There are also many titles in the Baldwin represented by numerous editions, providing a unique opportunity to examine the evolution of a single text over time. For example, more than 300 British and American editions of Robinson Crusoe published from 1719 through the mid-1980s are among the holdings.

"The Baldwin is unique in that it gives us almost a complete history of American children's books from the beginning to the present," says John Cech, director of UF's Center for the Study of Children's Literature and Media. "Children's books are so ephemeral - the most ephemeral of any literature.

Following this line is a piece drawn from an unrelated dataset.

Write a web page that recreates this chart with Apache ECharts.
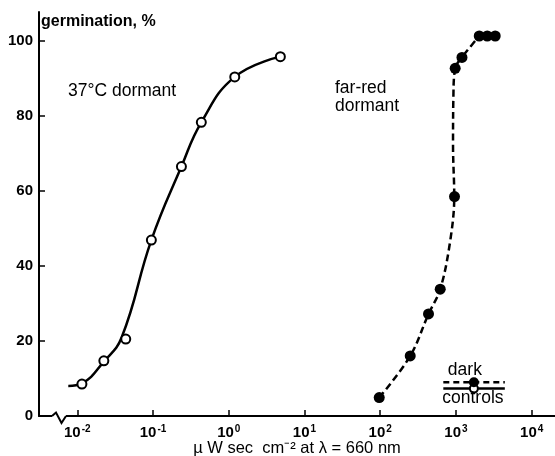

Kids read them and threw them in the corner, slept on them, scribbled in them, wrote in them and passed them on to siblings or friends who did the same.

"Ruth Baldwin was keenly aware of the need to establish and preserve a body of research materials that could help us understand what children actually read rather than what ended up in rare book libraries or in the hands of some privileged collector."

"If the child is the father of the man and if we believe that the readings of a child influence him in later life, then this library is a rich source of influences on what we as a society and as individuals have become," Baldwin once said in a speech. "It allows us to trace our roots, to define cultural, social and religious influences, to discover what ideas and impressions children dragged with them into adulthood."

Related web sites:
http://web.uflib.ufl.edu/spec/baldwin/baldwin.html
http://muse.jhu.edu/journals/lion_and_the_unicorn/v022/
 
 
 
 
John Cech: Inspiring Children With Words

"Children's books represent our first encounters with literature, in which we hear words used beautifully and tune ourselves to the rhythms of our language. One can't overstate the value of children's literature. Millions of people who will never read Tolstoy or Shakespeare will read Charlotte's Web - and never forget the experience. Einstein kept a volume of Grimm's Fairy Tales on his night table throughout his life because he said they sparked his imagination." - John Cech

Like Charlotte's Web author E.B. White, UF English Professor John Cech inspires children with words used beautifully. Long a celebrated teacher and scholar, in the last decade Cech has become a prolific children's book author, producing five books since 1991.

Cech's vibrant, unique work for young people includes My Grandmother's Journey (1991), based on the true stories of his wife's mother, a Russian immigrant; two folklore-inspired tales - First Snow, Magic Snow (1992) and Django (1994); Jacques-Henri Lartigue: Boy with a Camera (1994), which features the astounding childhood work of Lartigue, a well-loved French photographer; and The Southernmost Cat (1995), a Key West adventure story whose animal characters closely resemble popular American literary figures, chief among them Ernest Hemingway. Cech's first novel for adults, A Rush of Dreamers (1998), is a Twainian romp through gold-rush San Francisco, based on the story of real-life 19th-century eccentric Joshua Norton, the self-proclaimed Emperor of the United States.

Cech joined the UF faculty in 1976, shortly after receiving his Ph.D. from the University of Connecticut. His teaching and research interests combine American and children's literature. In addition to his children's books, Cech has written critical and scholarly works including Charles Olson and Edward Dahlberg: Portrait of a Friendship (1982) and Angels and Wild Things: The Archetypal Poetics of Maurice Sendak (1995).

Cech's articles and reviews have appeared in The Christian Science Monitor, Child, The Horn Bok, The New York Times Book Review, Parabola and The Washington Post. Over the years, he has served as the president of the Children's Literature Association, the book review editor of Children's Literature (Yale) from 1982-1996 and a commentator on children's culture for National Public Radio's "All Things Considered" (1982-1984). In 1992 he received the Chandler Award for his contributions to the field of children's literature.